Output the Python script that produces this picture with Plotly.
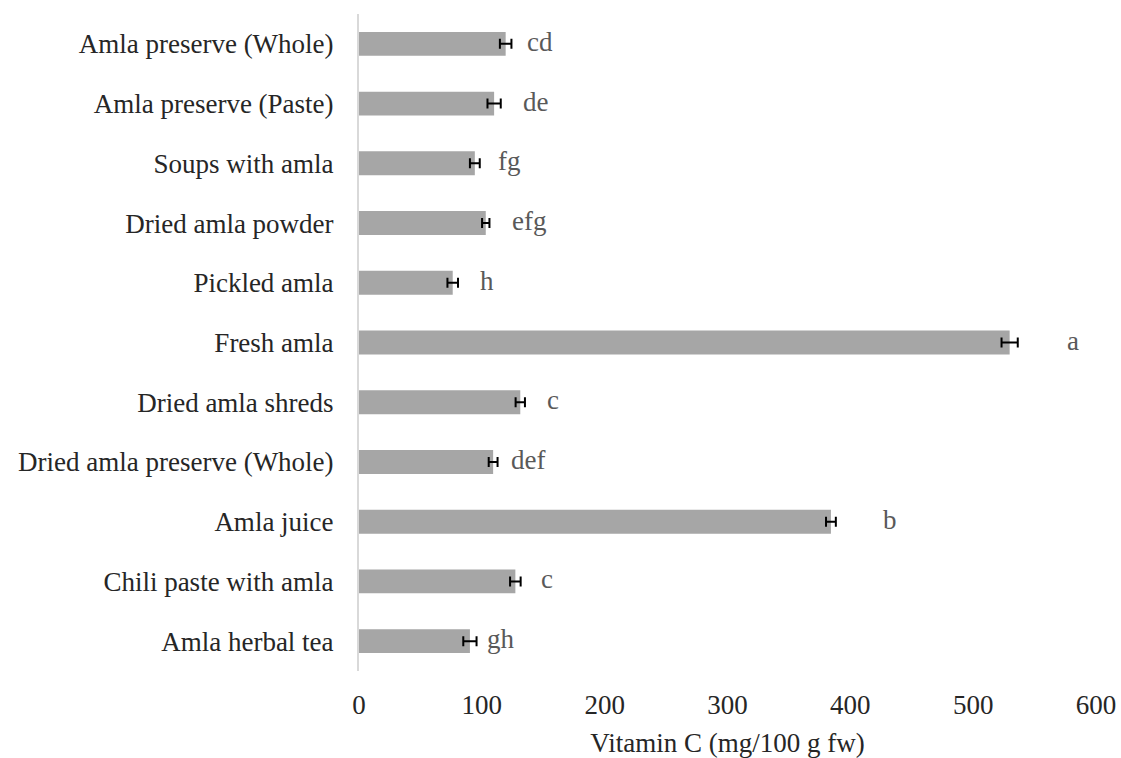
import plotly.graph_objects as go

# Vitamin C content of amla products (mg/100 g fresh weight)
products = [
    "Amla herbal tea",
    "Chili paste with amla",
    "Amla juice",
    "Dried amla preserve (Whole)",
    "Dried amla shreds",
    "Fresh amla",
    "Pickled amla",
    "Dried amla powder",
    "Soups with amla",
    "Amla preserve (Paste)",
    "Amla preserve (Whole)",
]
vitamin_c = [90.3, 127.3, 384.2, 109.2, 131.3, 529.7, 76.3, 103.2, 94.3, 110.0, 119.4]
std_dev = [5.4, 4.3, 4.0, 3.6, 3.8, 6.6, 4.3, 3.0, 4.0, 5.4, 4.7]
letters = ["gh", "c", "b", "def", "c", "a", "h", "efg", "fg", "de", "cd"]

# pixel gap between the end of each error bar and its significance letter
letter_gap = [8, 18, 45, 11, 20, 47, 20, 21, 16, 20, 14]

serif = "Liberation Serif, Times New Roman, serif"
letter_grey = "#595959"
axis_text = "#262626"
font_px = 27

fig = go.Figure(
    go.Bar(
        y=products,
        x=vitamin_c,
        orientation="h",
        marker=dict(color="#a6a6a6", line=dict(width=0)),
        width=0.4,
        error_x=dict(
            type="data",
            array=std_dev,
            color="black",
            thickness=2,
            width=5,
        ),
    )
)

for name, val, sd, lab, gap in zip(products, vitamin_c, std_dev, letters, letter_gap):
    fig.add_annotation(
        x=val + sd,
        y=name,
        text=lab,
        showarrow=False,
        xanchor="left",
        xshift=gap,
        yshift=2,
        font=dict(family=serif, size=font_px, color=letter_grey),
    )

fig.update_layout(
    width=1121,
    height=758,
    margin=dict(l=359, r=25, t=14, b=87),
    paper_bgcolor="white",
    plot_bgcolor="white",
    showlegend=False,
    font=dict(family=serif, size=font_px, color=axis_text),
    bargap=0.6,
)

fig.update_xaxes(
    range=[0, 600],
    dtick=100,
    automargin=False,
    showgrid=False,
    zeroline=False,
    showline=False,
    ticks="outside",
    ticklen=10,
    tickcolor="rgba(0,0,0,0)",
    tickfont=dict(family=serif, size=font_px, color=axis_text),
    title=dict(
        text="Vitamin C (mg/100 g fw)",
        font=dict(family=serif, size=font_px, color=axis_text),
        standoff=16,
    ),
)

fig.update_yaxes(
    categoryorder="array",
    categoryarray=products,
    automargin=False,
    showgrid=False,
    zeroline=False,
    showline=True,
    linecolor="#d9d9d9",
    linewidth=2,
    ticks="outside",
    ticklen=18,
    tickcolor="rgba(0,0,0,0)",
    tickfont=dict(family=serif, size=font_px, color=axis_text),
)

fig.write_html("out.html")
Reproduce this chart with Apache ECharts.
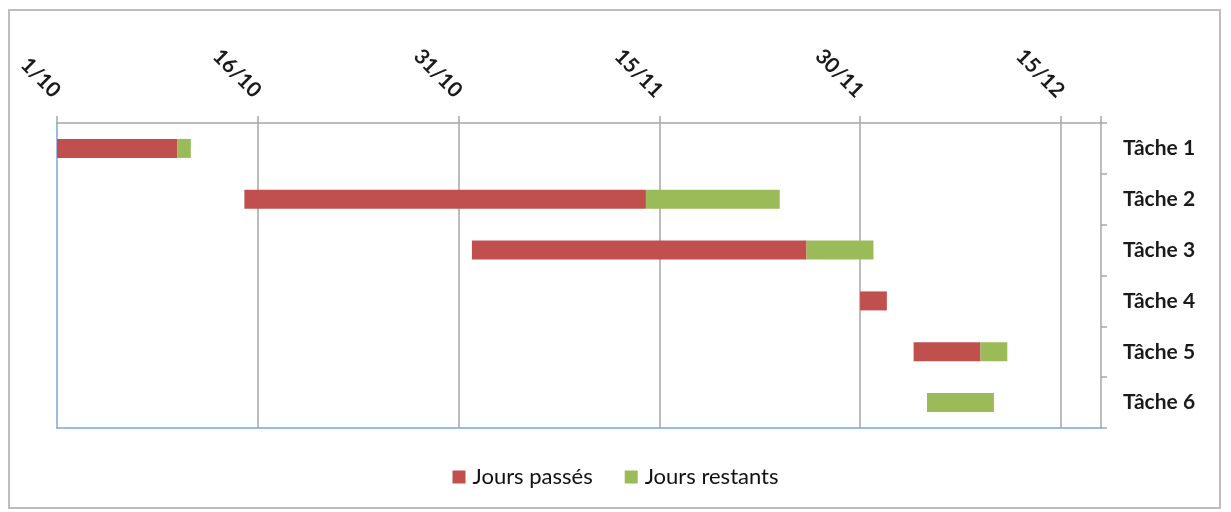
<!DOCTYPE html>
<html>
<head>
<meta charset="utf-8">
<style>
  html, body { margin: 0; padding: 0; background: #ffffff; }
  #chart { width: 1231px; height: 512px; }
</style>
<script src="https://cdn.jsdelivr.net/npm/echarts@6/dist/echarts.min.js"></script>
</head>
<body>
<div id="chart"></div>
<script>
// Planning des tâches : jours comptés depuis le 1/10
const tasks = ['Tâche 1', 'Tâche 2', 'Tâche 3', 'Tâche 4', 'Tâche 5', 'Tâche 6'];
const startDay = [0, 14, 31, 60, 64, 65];
const joursPasses = [9, 30, 25, 2, 5, 0];
const joursRestants = [1, 10, 5, 0, 2, 5];
const tickLabels = ['1/10', '16/10', '31/10', '15/11', '30/11', '15/12'];
const tickStep = 15;
const axisMaxDay = 78;

const RED = '#C0504D';
const GREEN = '#9BBB59';
const GRID_GRAY = '#a6a6a6';
const BLUE = '#7ea6d9';
const FONT = 'Lato, "Open Sans", sans-serif';

const chart = echarts.init(document.getElementById('chart'), null, { renderer: 'canvas' });

chart.setOption({
  backgroundColor: '#ffffff',
  animation: false,
  graphic: [{
    type: 'rect',
    silent: true,
    z: -10,
    shape: { x: 9, y: 10, width: 1211, height: 498 },
    style: { fill: 'none', stroke: '#bdbdbd', lineWidth: 2 }
  }],
  grid: { left: 57, right: 130, top: 123, bottom: 84 },
  legend: {
    bottom: 19,
    left: 'center',
    itemWidth: 13,
    itemHeight: 13,
    itemGap: 32,
    icon: 'rect',
    data: ['Jours passés', 'Jours restants'],
    textStyle: { fontFamily: FONT, fontSize: 22, color: '#111111', padding: [0, 0, 0, 2] }
  },
  xAxis: [{
    type: 'value',
    position: 'top',
    min: 0,
    max: axisMaxDay,
    interval: tickStep,
    axisLine: { show: true, lineStyle: { color: GRID_GRAY, width: 1.5 } },
    axisTick: { show: true, inside: false, length: 7, lineStyle: { color: GRID_GRAY, width: 1.5 } },
    splitLine: { show: true, showMinLine: false, showMaxLine: false, lineStyle: { color: GRID_GRAY, width: 1.5 } },
    axisLabel: {
      rotate: 45,
      margin: 29,
      fontFamily: FONT,
      fontSize: 21,
      fontWeight: 'bold',
      color: '#1a1a1a',
      formatter: function (v) {
        const i = Math.round(v / tickStep);
        return (v % tickStep === 0 && i < tickLabels.length) ? tickLabels[i] : '';
      }
    }
  }, {
    type: 'value',
    position: 'bottom',
    min: 0,
    max: axisMaxDay,
    axisLine: { show: true, lineStyle: { color: BLUE, width: 1.5 } },
    axisTick: { show: false },
    axisLabel: { show: false },
    splitLine: { show: false }
  }],
  yAxis: [{
    type: 'category',
    position: 'right',
    inverse: true,
    data: tasks,
    axisLine: { show: true, onZero: false, lineStyle: { color: GRID_GRAY, width: 1.5 } },
    axisTick: { show: true, inside: false, length: 6, lineStyle: { color: GRID_GRAY, width: 1.5 } },
    axisLabel: {
      margin: 22,
      fontFamily: FONT,
      fontSize: 21,
      fontWeight: 'bold',
      color: '#1a1a1a'
    }
  }, {
    type: 'category',
    position: 'left',
    inverse: true,
    data: tasks,
    axisLine: { show: true, onZero: false, lineStyle: { color: BLUE, width: 1.5 } },
    axisTick: { show: false },
    axisLabel: { show: false }
  }],
  series: [{
    name: 'Début',
    type: 'bar',
    stack: 'gantt',
    xAxisIndex: 0,
    yAxisIndex: 0,
    barWidth: 19,
    silent: true,
    itemStyle: { color: 'transparent' },
    data: startDay
  }, {
    name: 'Jours passés',
    type: 'bar',
    stack: 'gantt',
    xAxisIndex: 0,
    yAxisIndex: 0,
    barWidth: 19,
    itemStyle: { color: RED },
    data: joursPasses
  }, {
    name: 'Jours restants',
    type: 'bar',
    stack: 'gantt',
    xAxisIndex: 0,
    yAxisIndex: 0,
    barWidth: 19,
    itemStyle: { color: GREEN },
    data: joursRestants
  }]
});
</script>
</body>
</html>
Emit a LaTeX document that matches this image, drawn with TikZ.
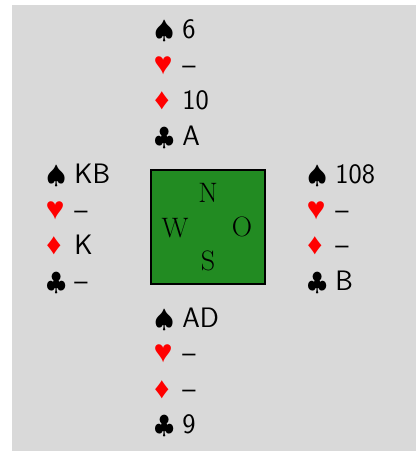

**Brief**
Write the records out once more, exactly as they appear, with no pictures.

**Finished exercise**
Output the Python script that produces this picture with Plotly.
import plotly.graph_objects as go

# Vitamin C content of amla products (mg/100 g fresh weight)
products = [
    "Amla herbal tea",
    "Chili paste with amla",
    "Amla juice",
    "Dried amla preserve (Whole)",
    "Dried amla shreds",
    "Fresh amla",
    "Pickled amla",
    "Dried amla powder",
    "Soups with amla",
    "Amla preserve (Paste)",
    "Amla preserve (Whole)",
]
vitamin_c = [90.3, 127.3, 384.2, 109.2, 131.3, 529.7, 76.3, 103.2, 94.3, 110.0, 119.4]
std_dev = [5.4, 4.3, 4.0, 3.6, 3.8, 6.6, 4.3, 3.0, 4.0, 5.4, 4.7]
letters = ["gh", "c", "b", "def", "c", "a", "h", "efg", "fg", "de", "cd"]

# pixel gap between the end of each error bar and its significance letter
letter_gap = [8, 18, 45, 11, 20, 47, 20, 21, 16, 20, 14]

serif = "Liberation Serif, Times New Roman, serif"
letter_grey = "#595959"
axis_text = "#262626"
font_px = 27

fig = go.Figure(
    go.Bar(
        y=products,
        x=vitamin_c,
        orientation="h",
        marker=dict(color="#a6a6a6", line=dict(width=0)),
        width=0.4,
        error_x=dict(
            type="data",
            array=std_dev,
            color="black",
            thickness=2,
            width=5,
        ),
    )
)

for name, val, sd, lab, gap in zip(products, vitamin_c, std_dev, letters, letter_gap):
    fig.add_annotation(
        x=val + sd,
        y=name,
        text=lab,
        showarrow=False,
        xanchor="left",
        xshift=gap,
        yshift=2,
        font=dict(family=serif, size=font_px, color=letter_grey),
    )

fig.update_layout(
    width=1121,
    height=758,
    margin=dict(l=359, r=25, t=14, b=87),
    paper_bgcolor="white",
    plot_bgcolor="white",
    showlegend=False,
    font=dict(family=serif, size=font_px, color=axis_text),
    bargap=0.6,
)

fig.update_xaxes(
    range=[0, 600],
    dtick=100,
    automargin=False,
    showgrid=False,
    zeroline=False,
    showline=False,
    ticks="outside",
    ticklen=10,
    tickcolor="rgba(0,0,0,0)",
    tickfont=dict(family=serif, size=font_px, color=axis_text),
    title=dict(
        text="Vitamin C (mg/100 g fw)",
        font=dict(family=serif, size=font_px, color=axis_text),
        standoff=16,
    ),
)

fig.update_yaxes(
    categoryorder="array",
    categoryarray=products,
    automargin=False,
    showgrid=False,
    zeroline=False,
    showline=True,
    linecolor="#d9d9d9",
    linewidth=2,
    ticks="outside",
    ticklen=18,
    tickcolor="rgba(0,0,0,0)",
    tickfont=dict(family=serif, size=font_px, color=axis_text),
)

fig.write_html("out.html")
Reproduce this chart with Apache ECharts.
<!DOCTYPE html>
<html>
<head>
<meta charset="utf-8">
<style>
  html, body { margin: 0; padding: 0; background: #ffffff; }
  #chart { width: 1231px; height: 512px; }
</style>
<script src="https://cdn.jsdelivr.net/npm/echarts@6/dist/echarts.min.js"></script>
</head>
<body>
<div id="chart"></div>
<script>
// Planning des tâches : jours comptés depuis le 1/10
const tasks = ['Tâche 1', 'Tâche 2', 'Tâche 3', 'Tâche 4', 'Tâche 5', 'Tâche 6'];
const startDay = [0, 14, 31, 60, 64, 65];
const joursPasses = [9, 30, 25, 2, 5, 0];
const joursRestants = [1, 10, 5, 0, 2, 5];
const tickLabels = ['1/10', '16/10', '31/10', '15/11', '30/11', '15/12'];
const tickStep = 15;
const axisMaxDay = 78;

const RED = '#C0504D';
const GREEN = '#9BBB59';
const GRID_GRAY = '#a6a6a6';
const BLUE = '#7ea6d9';
const FONT = 'Lato, "Open Sans", sans-serif';

const chart = echarts.init(document.getElementById('chart'), null, { renderer: 'canvas' });

chart.setOption({
  backgroundColor: '#ffffff',
  animation: false,
  graphic: [{
    type: 'rect',
    silent: true,
    z: -10,
    shape: { x: 9, y: 10, width: 1211, height: 498 },
    style: { fill: 'none', stroke: '#bdbdbd', lineWidth: 2 }
  }],
  grid: { left: 57, right: 130, top: 123, bottom: 84 },
  legend: {
    bottom: 19,
    left: 'center',
    itemWidth: 13,
    itemHeight: 13,
    itemGap: 32,
    icon: 'rect',
    data: ['Jours passés', 'Jours restants'],
    textStyle: { fontFamily: FONT, fontSize: 22, color: '#111111', padding: [0, 0, 0, 2] }
  },
  xAxis: [{
    type: 'value',
    position: 'top',
    min: 0,
    max: axisMaxDay,
    interval: tickStep,
    axisLine: { show: true, lineStyle: { color: GRID_GRAY, width: 1.5 } },
    axisTick: { show: true, inside: false, length: 7, lineStyle: { color: GRID_GRAY, width: 1.5 } },
    splitLine: { show: true, showMinLine: false, showMaxLine: false, lineStyle: { color: GRID_GRAY, width: 1.5 } },
    axisLabel: {
      rotate: 45,
      margin: 29,
      fontFamily: FONT,
      fontSize: 21,
      fontWeight: 'bold',
      color: '#1a1a1a',
      formatter: function (v) {
        const i = Math.round(v / tickStep);
        return (v % tickStep === 0 && i < tickLabels.length) ? tickLabels[i] : '';
      }
    }
  }, {
    type: 'value',
    position: 'bottom',
    min: 0,
    max: axisMaxDay,
    axisLine: { show: true, lineStyle: { color: BLUE, width: 1.5 } },
    axisTick: { show: false },
    axisLabel: { show: false },
    splitLine: { show: false }
  }],
  yAxis: [{
    type: 'category',
    position: 'right',
    inverse: true,
    data: tasks,
    axisLine: { show: true, onZero: false, lineStyle: { color: GRID_GRAY, width: 1.5 } },
    axisTick: { show: true, inside: false, length: 6, lineStyle: { color: GRID_GRAY, width: 1.5 } },
    axisLabel: {
      margin: 22,
      fontFamily: FONT,
      fontSize: 21,
      fontWeight: 'bold',
      color: '#1a1a1a'
    }
  }, {
    type: 'category',
    position: 'left',
    inverse: true,
    data: tasks,
    axisLine: { show: true, onZero: false, lineStyle: { color: BLUE, width: 1.5 } },
    axisTick: { show: false },
    axisLabel: { show: false }
  }],
  series: [{
    name: 'Début',
    type: 'bar',
    stack: 'gantt',
    xAxisIndex: 0,
    yAxisIndex: 0,
    barWidth: 19,
    silent: true,
    itemStyle: { color: 'transparent' },
    data: startDay
  }, {
    name: 'Jours passés',
    type: 'bar',
    stack: 'gantt',
    xAxisIndex: 0,
    yAxisIndex: 0,
    barWidth: 19,
    itemStyle: { color: RED },
    data: joursPasses
  }, {
    name: 'Jours restants',
    type: 'bar',
    stack: 'gantt',
    xAxisIndex: 0,
    yAxisIndex: 0,
    barWidth: 19,
    itemStyle: { color: GREEN },
    data: joursRestants
  }]
});
</script>
</body>
</html>
Emit a LaTeX document that matches this image, drawn with TikZ.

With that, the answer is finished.